Whilst in Australia it is considered impolite to raise politics, money or religion, in Indonesia there is no such taboo. Everyone I encountered had an opinion. Banners and billboards for both candidates lined the streets wherever I went. Millions watched the televised debates that were clearly styled on those in the U.S.A. Indeed, the euphoria surrounding Jokowi was comparable to the response Obama received in 2008. Prabowo also recruited a key figure in John McCain’s campaign, Rob Allyn. The fact that shortly after Allyn joined the campaign, questions about Jokowi’s ethnicity and religion were raised did not go unnoticed by some observers.

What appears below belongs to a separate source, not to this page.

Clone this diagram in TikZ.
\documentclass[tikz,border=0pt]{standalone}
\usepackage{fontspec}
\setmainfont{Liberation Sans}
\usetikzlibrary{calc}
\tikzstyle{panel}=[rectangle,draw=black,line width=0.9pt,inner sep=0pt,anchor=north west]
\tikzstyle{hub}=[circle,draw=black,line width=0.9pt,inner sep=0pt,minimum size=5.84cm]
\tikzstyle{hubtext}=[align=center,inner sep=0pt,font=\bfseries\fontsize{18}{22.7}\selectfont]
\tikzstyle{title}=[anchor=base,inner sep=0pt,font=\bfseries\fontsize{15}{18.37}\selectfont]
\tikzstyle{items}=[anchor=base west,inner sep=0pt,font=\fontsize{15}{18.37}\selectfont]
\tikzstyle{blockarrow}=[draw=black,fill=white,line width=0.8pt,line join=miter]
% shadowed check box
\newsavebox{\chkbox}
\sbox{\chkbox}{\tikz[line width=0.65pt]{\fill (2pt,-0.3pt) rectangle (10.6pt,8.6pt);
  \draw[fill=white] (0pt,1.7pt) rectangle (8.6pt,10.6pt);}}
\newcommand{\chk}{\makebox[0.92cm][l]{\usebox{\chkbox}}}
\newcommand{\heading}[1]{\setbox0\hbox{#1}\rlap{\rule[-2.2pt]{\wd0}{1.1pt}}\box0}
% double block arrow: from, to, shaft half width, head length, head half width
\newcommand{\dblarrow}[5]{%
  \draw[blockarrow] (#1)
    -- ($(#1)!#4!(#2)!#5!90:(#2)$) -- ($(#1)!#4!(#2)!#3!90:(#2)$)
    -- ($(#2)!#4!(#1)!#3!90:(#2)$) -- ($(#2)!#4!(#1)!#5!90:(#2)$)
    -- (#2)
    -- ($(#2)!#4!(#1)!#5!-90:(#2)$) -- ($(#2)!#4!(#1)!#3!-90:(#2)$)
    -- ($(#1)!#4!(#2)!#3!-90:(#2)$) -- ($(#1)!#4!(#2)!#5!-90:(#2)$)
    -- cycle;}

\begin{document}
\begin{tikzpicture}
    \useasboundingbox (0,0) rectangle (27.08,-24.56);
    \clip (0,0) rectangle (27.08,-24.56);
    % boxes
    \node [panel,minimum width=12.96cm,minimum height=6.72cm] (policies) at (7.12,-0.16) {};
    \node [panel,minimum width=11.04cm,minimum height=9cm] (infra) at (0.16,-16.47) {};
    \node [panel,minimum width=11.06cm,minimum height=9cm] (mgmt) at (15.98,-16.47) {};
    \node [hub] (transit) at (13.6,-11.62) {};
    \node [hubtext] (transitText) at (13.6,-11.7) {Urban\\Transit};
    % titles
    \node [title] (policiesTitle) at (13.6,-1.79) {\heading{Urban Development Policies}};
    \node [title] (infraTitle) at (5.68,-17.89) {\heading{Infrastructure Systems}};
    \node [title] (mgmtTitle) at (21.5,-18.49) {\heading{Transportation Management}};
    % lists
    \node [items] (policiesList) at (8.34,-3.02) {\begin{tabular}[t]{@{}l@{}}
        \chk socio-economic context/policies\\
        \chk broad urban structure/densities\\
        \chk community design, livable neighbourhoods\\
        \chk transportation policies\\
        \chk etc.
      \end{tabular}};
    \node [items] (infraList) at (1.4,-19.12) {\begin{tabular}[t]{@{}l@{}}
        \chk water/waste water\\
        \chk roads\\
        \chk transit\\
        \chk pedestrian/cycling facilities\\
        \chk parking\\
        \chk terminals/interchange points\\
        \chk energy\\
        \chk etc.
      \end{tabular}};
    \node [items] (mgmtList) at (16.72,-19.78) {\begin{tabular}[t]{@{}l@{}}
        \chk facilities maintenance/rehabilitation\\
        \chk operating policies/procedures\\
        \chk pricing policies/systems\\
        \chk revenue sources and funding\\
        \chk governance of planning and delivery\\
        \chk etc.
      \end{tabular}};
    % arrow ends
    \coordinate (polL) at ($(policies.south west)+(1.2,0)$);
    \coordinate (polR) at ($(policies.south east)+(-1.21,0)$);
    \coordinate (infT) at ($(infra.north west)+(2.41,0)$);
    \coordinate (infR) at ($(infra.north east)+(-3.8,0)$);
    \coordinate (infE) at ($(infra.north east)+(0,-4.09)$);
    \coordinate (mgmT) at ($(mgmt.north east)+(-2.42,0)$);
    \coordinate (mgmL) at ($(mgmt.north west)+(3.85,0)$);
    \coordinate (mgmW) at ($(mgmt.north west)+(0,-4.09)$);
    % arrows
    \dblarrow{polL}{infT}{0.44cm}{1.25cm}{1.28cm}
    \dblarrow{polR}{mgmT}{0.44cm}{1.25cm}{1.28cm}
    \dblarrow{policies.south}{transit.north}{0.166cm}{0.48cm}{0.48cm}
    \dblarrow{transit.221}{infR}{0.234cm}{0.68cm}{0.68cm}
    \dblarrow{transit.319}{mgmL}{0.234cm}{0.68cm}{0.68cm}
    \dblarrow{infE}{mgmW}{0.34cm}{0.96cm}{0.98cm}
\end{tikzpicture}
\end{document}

On July 9, my homestay family took me to the local polling station. The presence of the army was both intimidating and a reminder of Jakarta’s inability to define the separate roles of the police and armed forces. To my initial horror my homestay mother insisted I accompany her to the allocated booth, defeating the concept of a secret ballot. The ballot featured two images. Nomor satu, featured Prabowo and his running mate Hatta Rajasa. Nomor dua featured Jokowi and his running mate, Jusuf Kalla. To indicate support a voter stabs a nail through the picture of the preferred candidate.

It was then that a member of the armed forces approached and reached into his pocket only to retrieve a mobile phone, grin and insist on taking a photo of me. He didn’t bat an eyelid whilst the woman near the exit insisted that I l dip my finger in purple dye. At least it prevented me from voting for a first time.

Until polls closed at 1pm, my homestay mother proudly raised two fingers to passers by. In any other context this would be considered startlingly rude but on Election Day it was a proud acknowledgement of her support for Jokowi.

Returning to the polling station at 2.30pm I sat and watched as the ballots were counted. ‘Nomor satu’ meant a vote for Prabowo whilst ‘nomor dua’ meant a vote for Jokowi. Once completed, the local polling station gave Jokowi 56% of the vote. The announcement drew spontaneous applause from the gathered crowd prompting the election officer to rise in her place and stress that in the interests of democracy, regardless of whom they voted for, Indonesians must rally behind whoever the next President was to be.

Within hours several quick counts emerged. The more credible ones suggested a nationwide victory to Jokowi by a margin of 52-48 or 53-47. To Indonesians this was a cause for concern. This was only Indonesia’s third Presidential election. The elections of 2004 and 2009 saw Susilo Bambang Yudhoyono win by margins greater than 20%. A margin of 4-6%, a landslide in developed democracies, was new territory for Indonesia. This was exacerbated when both candidates declared victory, the official result not being declared until July 22.

Jokowi represents the hopes of millions of Indonesians who believe that the democratic system works and has the capacity to make a genuine difference in their lives. As Australia struggles with voter apathy and discontent with both major parties, this young democracy offers inspiration. It shows that the system that we so often rail against works.

The political establishment will likely attempt to thwart immediate attempts to further democratise Indonesia. Does Jokowi’s election indicate that it is possible? For the stability and development of the region as well as the aspirations of millions of Indonesians, one hopes the answer is belum.